Marketing gold: The building of an Olympic star

Don Emmert/AFP/Getty Images - Olympic gold medal swimmer Michael Phelps showers earlier this year after a news conference where he discussed his sponsorship deal with Head & Shoulders, a shampoo made by Procter & Gamble.

How do you manufacture an Olympic star?

Take one amateur athlete — hopefully someone with a good back story — and begin drumming up consumer interest two, maybe three years before the Olympics.

Then sit back and hope for gold.

It’s a business model McLean-based Octagon has honed over the past three decades. The company, which has 40 offices around the world, has turned the marketing of Olympics athletes into a multimillion dollar business aimed at keeping competitors relevant long after the games are over.

This year Octagon is representing more than 50 athletes from around the world who will compete in the London Olympics beginning Friday. Of those, a handful may strike it big.

“The window of relevance for an Olympic athlete is very small,” said Peter Carlisle, managing director of Octagon’s Olympics and Action Sports division. “You take a relatively anonymous athlete, they go into the Olympics and the spotlight shines bright on them. But the spotlight will soon move to football, and we need to position that athlete to build a brand.”

Octagon counts Olympians including speedskater Apolo Ohno, snowboarder Hannah Teter and hurdler Perdita Felicien among its clients.

Eight years ago, the firm got lucky with Michael Phelps, the swimmer who won six gold medals in Athens. Octagon carefully built and managed his image, from an unknown swimmer who burst onto the international stage to become an overnight sensation. The marketing firm has worked behind-the-scenes to keep Phelps, 27, in the spotlight in the four years between one Olympic competition and the next. Now, as Phelps gears up to compete in his fourth Olympic games, he is in what could be the back half of his career, and the challenge for Octagon has evolved from creating Phelps’ brand to sustaining it beyond his competitive career.

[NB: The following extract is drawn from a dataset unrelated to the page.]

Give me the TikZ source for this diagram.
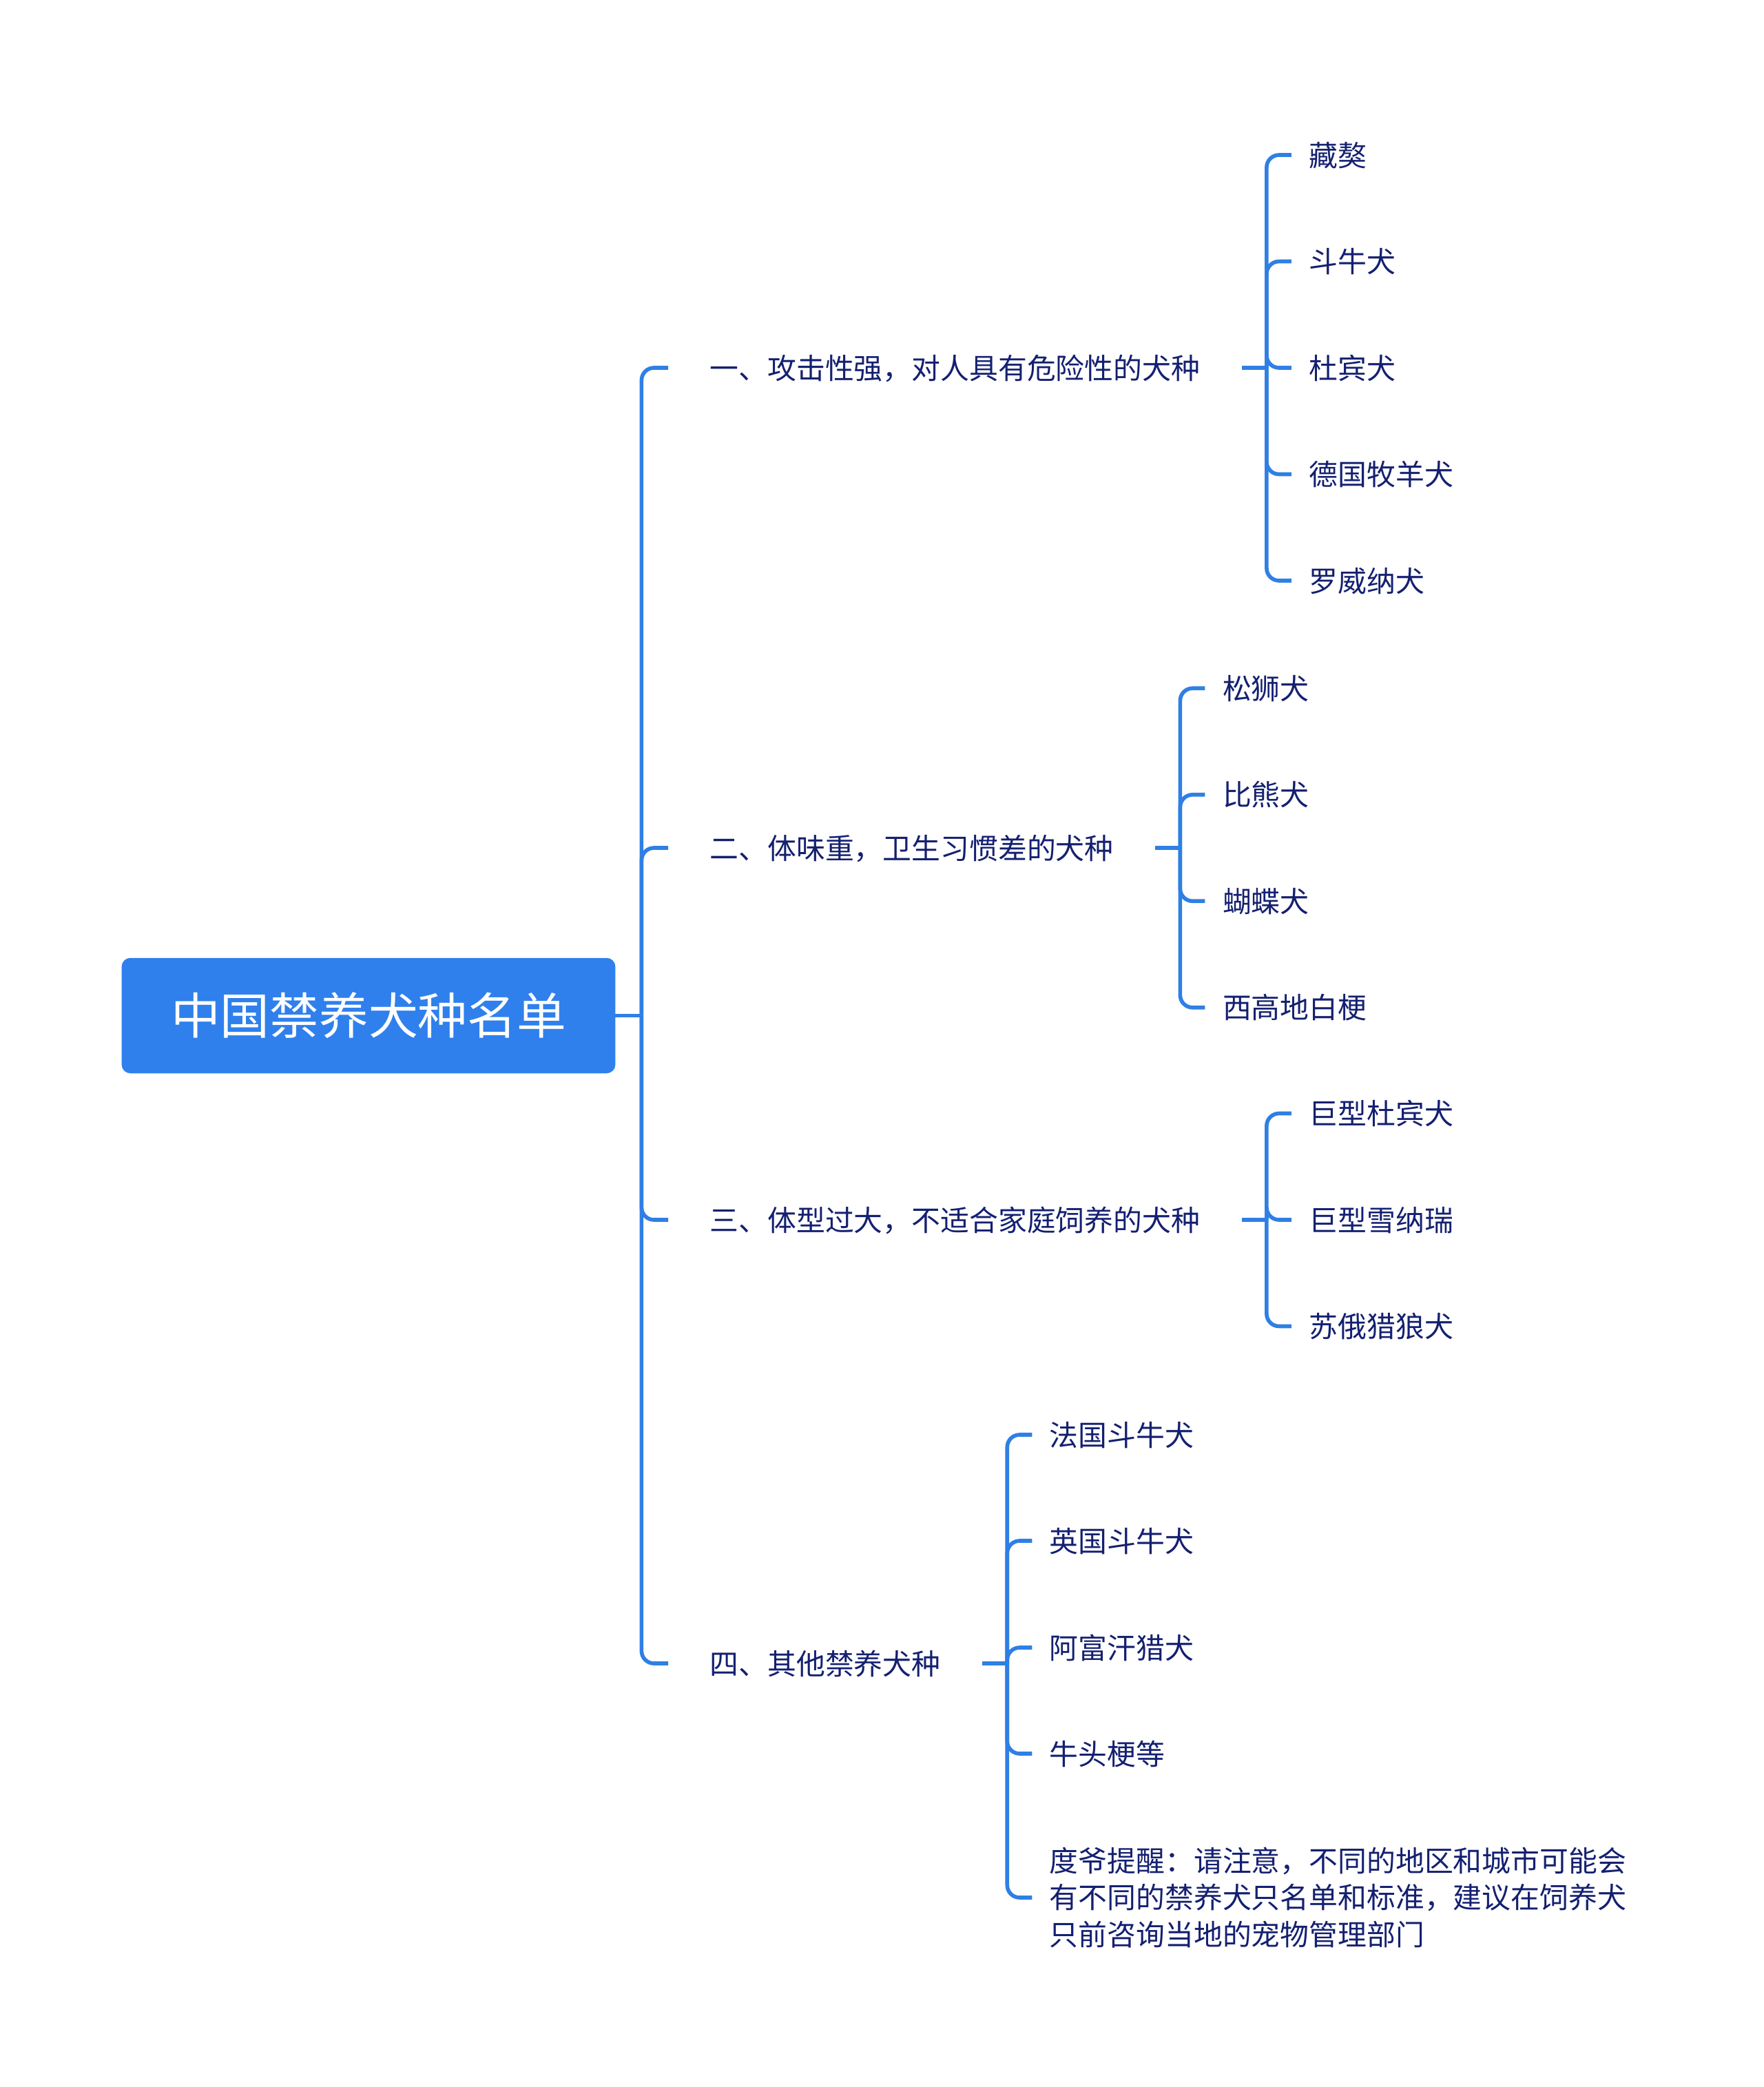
\documentclass[tikz,border=0pt]{standalone}
\usepackage{fontspec}
\newfontfamily\cjk{Noto Sans CJK SC}
\usetikzlibrary{positioning,calc}
\definecolor{linkblue}{RGB}{47,127,228}
\definecolor{rootblue}{RGB}{47,128,237}
\definecolor{inkblue}{RGB}{20,32,112}

\begin{document}
\begin{tikzpicture}[
            x=0.01cm, y=-0.01cm,
            root/.style={draw=rootblue, fill=rootblue, rounded corners=0.12cm,
                       minimum width=7.15cm, minimum height=1.66cm, text=white,
                       text height=18pt, text depth=2.4pt,
                       font=\cjk\fontsize{20.4}{24}\selectfont},
            topic/.style={anchor=west, inner xsep=0.6cm, text=inkblue,
                       text height=10.5pt, text depth=1.4pt,
                       font=\cjk\fontsize{11.9}{15.2}\selectfont},
            leaf/.style={anchor=west, inner xsep=0.25cm, text=inkblue,
                       text height=10.5pt, text depth=1.4pt,
                       font=\cjk\fontsize{11.9}{15.2}\selectfont},
            note/.style={anchor=west, inner xsep=0.25cm, text=inkblue, align=left,
                       font=\cjk\fontsize{11.9}{15.2}\selectfont},
            link/.style={draw=linkblue, line width=1.6pt, rounded corners=0.18cm}
        ]
            \useasboundingbox (0,0) rectangle (2560,3030);

            \node[root] (root) at (535,1474.5) {中国禁养犬种名单};
            \node[topic] (g1) at (970,534) {一、攻击性强，对人具有危险性的犬种};
            \node[topic] (g2) at (970,1231) {二、体味重，卫生习惯差的犬种};
            \node[topic] (g3) at (970,1771) {三、体型过大，不适合家庭饲养的犬种};
            \node[topic] (g4) at (970,2415) {四、其他禁养犬种};

            % junctions
            \coordinate (t0) at ($(root.east)+(38,0)$);
            \coordinate (j1) at ($(g1.east)+(36,0)$);
            \coordinate (j2) at ($(g2.east)+(36,0)$);
            \coordinate (j3) at ($(g3.east)+(36,0)$);
            \coordinate (j4) at ($(g4.east)+(36,0)$);
            \coordinate (c1) at ($(j1)+(36,0)$);
            \coordinate (c2) at ($(j2)+(36,0)$);
            \coordinate (c3) at ($(j3)+(36,0)$);
            \coordinate (c4) at ($(j4)+(36,0)$);

            % group 1
            \node[leaf] (d11) at (c1 |- 0,225) {藏獒};
            \node[leaf] (d12) at (c1 |- 0,379.5) {斗牛犬};
            \node[leaf] (d13) at (c1 |- 0,534) {杜宾犬};
            \node[leaf] (d14) at (c1 |- 0,688.5) {德国牧羊犬};
            \node[leaf] (d15) at (c1 |- 0,843) {罗威纳犬};

            % group 2
            \node[leaf] (d21) at (c2 |- 0,999.25) {松狮犬};
            \node[leaf] (d22) at (c2 |- 0,1153.75) {比熊犬};
            \node[leaf] (d23) at (c2 |- 0,1308.25) {蝴蝶犬};
            \node[leaf] (d24) at (c2 |- 0,1462.75) {西高地白梗};

            % group 3
            \node[leaf] (d31) at (c3 |- 0,1616.5) {巨型杜宾犬};
            \node[leaf] (d32) at (c3 |- 0,1771) {巨型雪纳瑞};
            \node[leaf] (d33) at (c3 |- 0,1925.5) {苏俄猎狼犬};

            % group 4
            \node[leaf] (d41) at (c4 |- 0,2083) {法国斗牛犬};
            \node[leaf] (d42) at (c4 |- 0,2237) {英国斗牛犬};
            \node[leaf] (d43) at (c4 |- 0,2392) {阿富汗猎犬};
            \node[leaf] (d44) at (c4 |- 0,2546) {牛头梗等};
            \node[note] (d45) at (c4 |- 0,2755) {度爷提醒：请注意，不同的地区和城市可能会\\有不同的禁养犬只名单和标准，建议在饲养犬\\只前咨询当地的宠物管理部门};

            % trunk
            \draw[link] (root.east) -- (t0);
            \draw[link] (t0) |- (g1.west);
            \draw[link] (t0) |- (g2.west);
            \draw[link] (t0) |- (g3.west);
            \draw[link] (t0) |- (g4.west);

            % branches
            \draw[link] (g1.east) -- (j1);
            \draw[link] (j1) |- (d11.west);
            \draw[link] (j1) |- (d12.west);
            \draw[link] (j1) |- (d13.west);
            \draw[link] (j1) |- (d14.west);
            \draw[link] (j1) |- (d15.west);

            \draw[link] (g2.east) -- (j2);
            \draw[link] (j2) |- (d21.west);
            \draw[link] (j2) |- (d22.west);
            \draw[link] (j2) |- (d23.west);
            \draw[link] (j2) |- (d24.west);

            \draw[link] (g3.east) -- (j3);
            \draw[link] (j3) |- (d31.west);
            \draw[link] (j3) |- (d32.west);
            \draw[link] (j3) |- (d33.west);

            \draw[link] (g4.east) -- (j4);
            \draw[link] (j4) |- (d41.west);
            \draw[link] (j4) |- (d42.west);
            \draw[link] (j4) |- (d43.west);
            \draw[link] (j4) |- (d44.west);
            \draw[link] (j4) |- (d45.west);
        \end{tikzpicture}
\end{document}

Before he ever won an Olympic medal in 2004, Phelps had already sealed a lucrative deal with Speedo — an endorsement that included a $1 million bonus if he won seven gold medals. He had been on the covers of Sports Illustrated and Time, and had starred in a Visa commercial — all moves that helped build his celebrity.

“I didn’t view [the contract with Speedo] as just a transactional deal,” Carlisle said. “I approached it as, this is a 10-year plan that we have here. How can this partnership help us down the line? It takes a lot of work to make people think about swimming outside from the Olympics.”

Phelps went on to win eight medals — six gold, two bronze — in Athens. Immediately afterward, the cycle began again: Octagon had to maintain Phelps’s momentum in the public eye for another four years and turn him from an American hero to a global one.

Carlisle and his team began planning trips to China, where Phelps could meet with potential corporate sponsors, swimming organizations and the media before the 2008 games in Beijing. He made three trips to Beijing before the Olympic Games began and secured an endorsement with Mazda in China.

“We started right away in connecting him to China — we wanted him to have a deal in China so he could get over there and introduce himself to the country, the people,” Carlisle said. “It’s all got to be built up that way.”